On a smooth manifold, given any two derivative operators $\tilde{\nabla}_{a}$ and $\nabla_{a}$, there exists a connection $C^{c}_{ab}$ such that, acting on a metric tensor $g_{bc}$, we have: \begin{equation} 0\neq \nabla_{a}g_{bc}=\tilde{\nabla}_{a}g_{bc}-g_{dc}C^{d}_{ba}-g_{bd}C^{d}_{ca} \end{equation} Are we allowed to choose any differential operator of any units given that we assume the derivative has a constant of proportionality such that the units match up?

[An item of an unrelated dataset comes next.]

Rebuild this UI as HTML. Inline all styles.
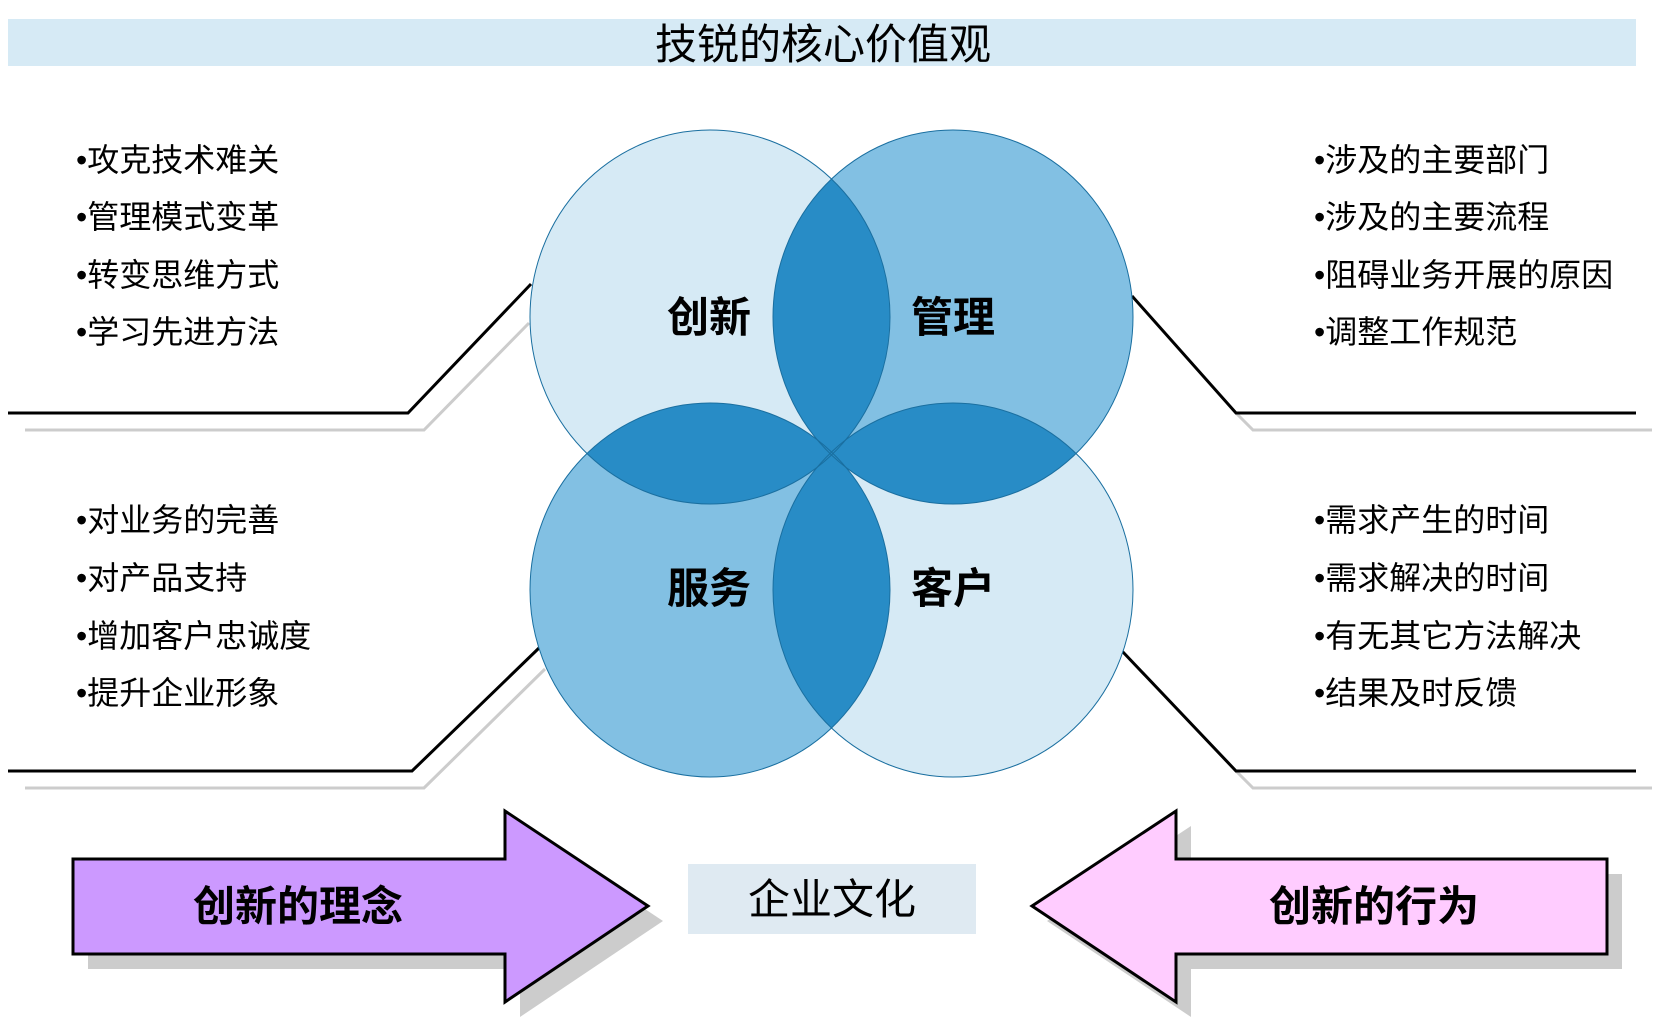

For example, can I choose $\tilde{\nabla}_{a}$ to be $\tilde{\partial}_a$ with units $[Length]^{-1}$, and $\nabla_{a}$ to be $\partial_{a}$ with units $[Mass]^{-1}$ as long as $\partial_{a}g_{bc}=Q_{abc}=\kappa N_{abc}$ where $\kappa$ is a constant of proportionality with the units $\frac{[Mass]}{[Length]}$ so long as $g_{bc}$ is a function of both mass and length?
Any covariant derivative must be dimensionless by the following argument involving the Leibniz rule. Let $\nabla$ be a covariant derivative on $M$, $f$ a smooth dimensionless function on $M$ and $T$ a section of a tensor bundle of arbitrary units. One has $\nabla (fT) =f(\nabla T) + T\otimes df$ by the Leibniz rule. Since the local expression for $df$ is $\frac{\partial f}{\partial x^i} dx^i$, $df$ is necessarily dimensionless. For the right hand side of Leibniz rule equation to make sense, the units of $f\nabla T$ must be the same as those of $T\otimes df$ which are just those of $T$.